**GIVEN REQUEST:** Repeat the listing exactly as given, omitting every image.

**INFORMATION SHOWN:**
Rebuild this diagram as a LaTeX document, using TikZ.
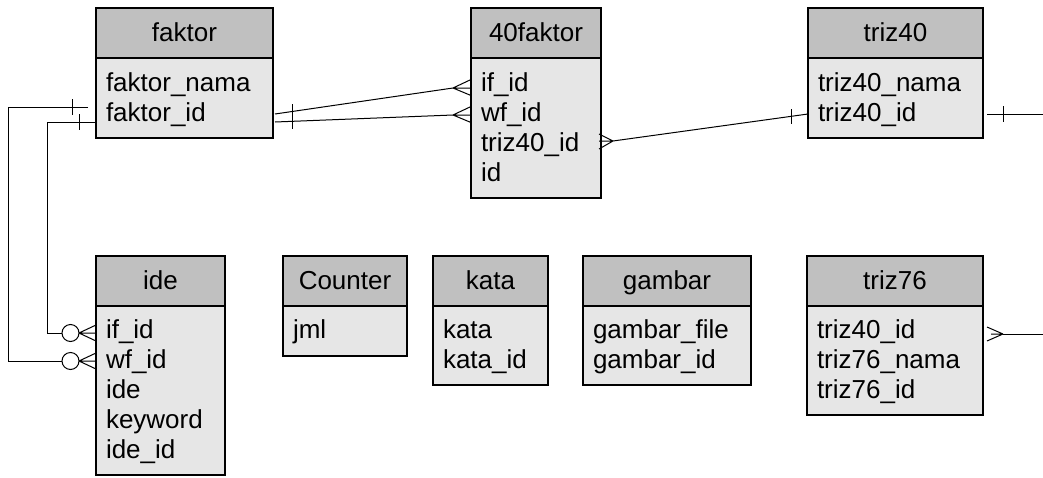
\documentclass[tikz,border=0pt]{standalone}
\usepackage{fontspec}
\setmainfont{Liberation Sans}
\usetikzlibrary{calc}
\definecolor{hdrgray}{HTML}{C0C0C0}
\definecolor{bodygray}{HTML}{E6E6E6}
\tikzset{
  hdr/.style={draw=black, line width=1.6pt, fill=hdrgray, minimum height=50pt, inner sep=0pt, outer sep=0pt},
  body/.style={draw=black, line width=1.6pt, fill=bodygray, inner sep=0pt, outer sep=0pt},
  ttl/.style={inner sep=0pt, outer sep=0pt, font=\fontsize{26}{30}\selectfont},
  rowtxt/.style={inner sep=0pt, outer sep=0pt, anchor=base west, font=\fontsize{26}{30}\selectfont},
  conn/.style={draw=black, line width=1pt},
}
\newcommand\erdtab[6]{%
  \node[hdr, minimum width=#4pt, anchor=north west] (#1H) at (#2,#3) {};
  \node[ttl, anchor=base] (#1T) at ($(#1H.north)+(0,33)$) {#6};
  \node[body, minimum width=#4pt, minimum height=#5pt, anchor=north west] (#1B) at (#1H.south west) {};
}
\begin{document}
\begin{tikzpicture}[x=1pt,y=-1pt]
\useasboundingbox (0,0) rectangle (1043,477);
% tables
\erdtab{fak}{96}{8}{177}{80}{faktor}
\node[rowtxt] (fak1) at ($(fakB.north west)+(10,33)$) {faktor\_nama};
\node[rowtxt] (fak2) at ($(fakB.north west)+(10,63)$) {faktor\_id};

\erdtab{ff}{471}{8}{130}{140}{40faktor}
\node[rowtxt] (ff1) at ($(ffB.north west)+(10,33)$) {if\_id};
\node[rowtxt] (ff2) at ($(ffB.north west)+(10,63)$) {wf\_id};
\node[rowtxt] (ff3) at ($(ffB.north west)+(10,93)$) {triz40\_id};
\node[rowtxt] (ff4) at ($(ffB.north west)+(10,123)$) {id};

\erdtab{tf}{808}{8}{175}{80}{triz40}
\node[rowtxt] (tf1) at ($(tfB.north west)+(10,33)$) {triz40\_nama};
\node[rowtxt] (tf2) at ($(tfB.north west)+(10,63)$) {triz40\_id};

\erdtab{ide}{96}{256}{129}{169}{ide}
\node[rowtxt] (ide1) at ($(ideB.north west)+(10,32)$) {if\_id};
\node[rowtxt] (ide2) at ($(ideB.north west)+(10,62)$) {wf\_id};
\node[rowtxt] (ide3) at ($(ideB.north west)+(10,92)$) {ide};
\node[rowtxt] (ide4) at ($(ideB.north west)+(10,122)$) {keyword};
\node[rowtxt] (ide5) at ($(ideB.north west)+(10,152)$) {ide\_id};

\erdtab{cnt}{283}{256}{124}{50}{Counter}
\node[rowtxt] (cnt1) at ($(cntB.north west)+(10,32)$) {jml};

\erdtab{kata}{433}{256}{115}{79}{kata}
\node[rowtxt] (kata1) at ($(kataB.north west)+(10,32)$) {kata};
\node[rowtxt] (kata2) at ($(kataB.north west)+(10,62)$) {kata\_id};

\erdtab{gam}{583}{256}{168}{79}{gambar}
\node[rowtxt] (gam1) at ($(gamB.north west)+(10,32)$) {gambar\_file};
\node[rowtxt] (gam2) at ($(gamB.north west)+(10,62)$) {gambar\_id};

\erdtab{ts}{807}{256}{176}{109}{triz76}
\node[rowtxt] (ts1) at ($(tsB.north west)+(10,32)$) {triz40\_id};
\node[rowtxt] (ts2) at ($(tsB.north west)+(10,62)$) {triz76\_nama};
\node[rowtxt] (ts3) at ($(tsB.north west)+(10,92)$) {triz76\_id};

% ---------- connectors ----------
% faktor -> ide (wf_id)
\coordinate (fL1) at ($(fakB.north west)+(-8,49)$);
\coordinate (iL2) at ($(ideB.north west)+(0,55)$);
\draw[conn] (fL1) -- ($(fL1)+(-80,0)$) |- ($(iL2)+(-34,0)$);
\draw[conn] ($(fL1)+(-16,-8)$) -- ++(0,16);
\draw[conn] ($(iL2)+(-25.5,0)$) circle[radius=8.5pt];
\draw[conn] ($(iL2)+(-17,0)$) -- ($(iL2)+(0,-8)$)
            ($(iL2)+(-17,0)$) -- (iL2)
            ($(iL2)+(-17,0)$) -- ($(iL2)+(0,8)$);
% faktor -> ide (if_id)
\coordinate (fL2) at ($(fakB.north west)+(0,64)$);
\coordinate (iL1) at ($(ideB.north west)+(0,27)$);
\draw[conn] (fL2) -- ($(fL2)+(-49,0)$) |- ($(iL1)+(-34,0)$);
\draw[conn] ($(fL2)+(-17,-8)$) -- ++(0,16);
\draw[conn] ($(iL1)+(-25.5,0)$) circle[radius=8.5pt];
\draw[conn] ($(iL1)+(-17,0)$) -- ($(iL1)+(0,-8)$)
            ($(iL1)+(-17,0)$) -- (iL1)
            ($(iL1)+(-17,0)$) -- ($(iL1)+(0,8)$);
% faktor -> 40faktor (if_id, wf_id)
\coordinate (fR1) at ($(fakB.north east)+(2,56)$);
\coordinate (fR2) at ($(fakB.north east)+(2,64)$);
\coordinate (ffA1) at ($(ffB.north west)+(-18,30)$);
\coordinate (ffA2) at ($(ffB.north west)+(-18,57)$);
\draw[conn] (fR1) -- (ffA1);
\draw[conn] (fR2) -- (ffA2);
\draw[conn] ($(fakB.north east)+(19,46)$) -- ++(0,25);
\draw[conn] (ffA1) -- ($(ffA1)+(18,-8.5)$) (ffA1) -- ($(ffA1)+(18,0)$) (ffA1) -- ($(ffA1)+(18,7.5)$);
\draw[conn] (ffA2) -- ($(ffA2)+(18,-8.5)$) (ffA2) -- ($(ffA2)+(18,0)$) (ffA2) -- ($(ffA2)+(18,7.5)$);
% triz40 -> 40faktor (triz40_id)
\coordinate (tfL) at ($(tfB.north west)+(0,56)$);
\coordinate (ffA3) at ($(ffB.north east)+(12,83)$);
\draw[conn] (tfL) -- (ffA3);
\draw[conn] ($(tfL)+(-17,-5)$) -- ++(0,15);
\draw[conn] (ffA3) -- ($(ffA3)+(-14,-7)$) (ffA3) -- ($(ffA3)+(-14,0)$) (ffA3) -- ($(ffA3)+(-14,8)$);
% triz40 right stub
\coordinate (tfR) at ($(tfB.north east)+(4,56)$);
\coordinate (tfEnd) at (1043,114);
\draw[conn] (tfR) -- (tfEnd);
\draw[conn] ($(tfR)+(16,-8)$) -- ++(0,16);
% triz76 right stub
\coordinate (tsA) at ($(tsB.north east)+(20,28)$);
\coordinate (tsEnd) at (1043,334);
\draw[conn] (tsA) -- (tsEnd);
\draw[conn] (tsA) -- ($(tsA)+(-16,-7)$) (tsA) -- ($(tsA)+(-12,0)$) (tsA) -- ($(tsA)+(-16,7)$);
\end{tikzpicture}
\end{document}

**RESULT BELOW:**
Rebuild this diagram as a LaTeX document, using TikZ.
\documentclass[tikz,border=0pt]{standalone}
\usepackage{fontspec}
\setmainfont{Liberation Sans}
\usetikzlibrary{calc}
\definecolor{hdrgray}{HTML}{C0C0C0}
\definecolor{bodygray}{HTML}{E6E6E6}
\tikzset{
  hdr/.style={draw=black, line width=1.6pt, fill=hdrgray, minimum height=50pt, inner sep=0pt, outer sep=0pt},
  body/.style={draw=black, line width=1.6pt, fill=bodygray, inner sep=0pt, outer sep=0pt},
  ttl/.style={inner sep=0pt, outer sep=0pt, font=\fontsize{26}{30}\selectfont},
  rowtxt/.style={inner sep=0pt, outer sep=0pt, anchor=base west, font=\fontsize{26}{30}\selectfont},
  conn/.style={draw=black, line width=1pt},
}
\newcommand\erdtab[6]{%
  \node[hdr, minimum width=#4pt, anchor=north west] (#1H) at (#2,#3) {};
  \node[ttl, anchor=base] (#1T) at ($(#1H.north)+(0,33)$) {#6};
  \node[body, minimum width=#4pt, minimum height=#5pt, anchor=north west] (#1B) at (#1H.south west) {};
}
\begin{document}
\begin{tikzpicture}[x=1pt,y=-1pt]
\useasboundingbox (0,0) rectangle (1043,477);
% tables
\erdtab{fak}{96}{8}{177}{80}{faktor}
\node[rowtxt] (fak1) at ($(fakB.north west)+(10,33)$) {faktor\_nama};
\node[rowtxt] (fak2) at ($(fakB.north west)+(10,63)$) {faktor\_id};

\erdtab{ff}{471}{8}{130}{140}{40faktor}
\node[rowtxt] (ff1) at ($(ffB.north west)+(10,33)$) {if\_id};
\node[rowtxt] (ff2) at ($(ffB.north west)+(10,63)$) {wf\_id};
\node[rowtxt] (ff3) at ($(ffB.north west)+(10,93)$) {triz40\_id};
\node[rowtxt] (ff4) at ($(ffB.north west)+(10,123)$) {id};

\erdtab{tf}{808}{8}{175}{80}{triz40}
\node[rowtxt] (tf1) at ($(tfB.north west)+(10,33)$) {triz40\_nama};
\node[rowtxt] (tf2) at ($(tfB.north west)+(10,63)$) {triz40\_id};

\erdtab{ide}{96}{256}{129}{169}{ide}
\node[rowtxt] (ide1) at ($(ideB.north west)+(10,32)$) {if\_id};
\node[rowtxt] (ide2) at ($(ideB.north west)+(10,62)$) {wf\_id};
\node[rowtxt] (ide3) at ($(ideB.north west)+(10,92)$) {ide};
\node[rowtxt] (ide4) at ($(ideB.north west)+(10,122)$) {keyword};
\node[rowtxt] (ide5) at ($(ideB.north west)+(10,152)$) {ide\_id};

\erdtab{cnt}{283}{256}{124}{50}{Counter}
\node[rowtxt] (cnt1) at ($(cntB.north west)+(10,32)$) {jml};

\erdtab{kata}{433}{256}{115}{79}{kata}
\node[rowtxt] (kata1) at ($(kataB.north west)+(10,32)$) {kata};
\node[rowtxt] (kata2) at ($(kataB.north west)+(10,62)$) {kata\_id};

\erdtab{gam}{583}{256}{168}{79}{gambar}
\node[rowtxt] (gam1) at ($(gamB.north west)+(10,32)$) {gambar\_file};
\node[rowtxt] (gam2) at ($(gamB.north west)+(10,62)$) {gambar\_id};

\erdtab{ts}{807}{256}{176}{109}{triz76}
\node[rowtxt] (ts1) at ($(tsB.north west)+(10,32)$) {triz40\_id};
\node[rowtxt] (ts2) at ($(tsB.north west)+(10,62)$) {triz76\_nama};
\node[rowtxt] (ts3) at ($(tsB.north west)+(10,92)$) {triz76\_id};

% ---------- connectors ----------
% faktor -> ide (wf_id)
\coordinate (fL1) at ($(fakB.north west)+(-8,49)$);
\coordinate (iL2) at ($(ideB.north west)+(0,55)$);
\draw[conn] (fL1) -- ($(fL1)+(-80,0)$) |- ($(iL2)+(-34,0)$);
\draw[conn] ($(fL1)+(-16,-8)$) -- ++(0,16);
\draw[conn] ($(iL2)+(-25.5,0)$) circle[radius=8.5pt];
\draw[conn] ($(iL2)+(-17,0)$) -- ($(iL2)+(0,-8)$)
            ($(iL2)+(-17,0)$) -- (iL2)
            ($(iL2)+(-17,0)$) -- ($(iL2)+(0,8)$);
% faktor -> ide (if_id)
\coordinate (fL2) at ($(fakB.north west)+(0,64)$);
\coordinate (iL1) at ($(ideB.north west)+(0,27)$);
\draw[conn] (fL2) -- ($(fL2)+(-49,0)$) |- ($(iL1)+(-34,0)$);
\draw[conn] ($(fL2)+(-17,-8)$) -- ++(0,16);
\draw[conn] ($(iL1)+(-25.5,0)$) circle[radius=8.5pt];
\draw[conn] ($(iL1)+(-17,0)$) -- ($(iL1)+(0,-8)$)
            ($(iL1)+(-17,0)$) -- (iL1)
            ($(iL1)+(-17,0)$) -- ($(iL1)+(0,8)$);
% faktor -> 40faktor (if_id, wf_id)
\coordinate (fR1) at ($(fakB.north east)+(2,56)$);
\coordinate (fR2) at ($(fakB.north east)+(2,64)$);
\coordinate (ffA1) at ($(ffB.north west)+(-18,30)$);
\coordinate (ffA2) at ($(ffB.north west)+(-18,57)$);
\draw[conn] (fR1) -- (ffA1);
\draw[conn] (fR2) -- (ffA2);
\draw[conn] ($(fakB.north east)+(19,46)$) -- ++(0,25);
\draw[conn] (ffA1) -- ($(ffA1)+(18,-8.5)$) (ffA1) -- ($(ffA1)+(18,0)$) (ffA1) -- ($(ffA1)+(18,7.5)$);
\draw[conn] (ffA2) -- ($(ffA2)+(18,-8.5)$) (ffA2) -- ($(ffA2)+(18,0)$) (ffA2) -- ($(ffA2)+(18,7.5)$);
% triz40 -> 40faktor (triz40_id)
\coordinate (tfL) at ($(tfB.north west)+(0,56)$);
\coordinate (ffA3) at ($(ffB.north east)+(12,83)$);
\draw[conn] (tfL) -- (ffA3);
\draw[conn] ($(tfL)+(-17,-5)$) -- ++(0,15);
\draw[conn] (ffA3) -- ($(ffA3)+(-14,-7)$) (ffA3) -- ($(ffA3)+(-14,0)$) (ffA3) -- ($(ffA3)+(-14,8)$);
% triz40 right stub
\coordinate (tfR) at ($(tfB.north east)+(4,56)$);
\coordinate (tfEnd) at (1043,114);
\draw[conn] (tfR) -- (tfEnd);
\draw[conn] ($(tfR)+(16,-8)$) -- ++(0,16);
% triz76 right stub
\coordinate (tsA) at ($(tsB.north east)+(20,28)$);
\coordinate (tsEnd) at (1043,334);
\draw[conn] (tsA) -- (tsEnd);
\draw[conn] (tsA) -- ($(tsA)+(-16,-7)$) (tsA) -- ($(tsA)+(-12,0)$) (tsA) -- ($(tsA)+(-16,7)$);
\end{tikzpicture}
\end{document}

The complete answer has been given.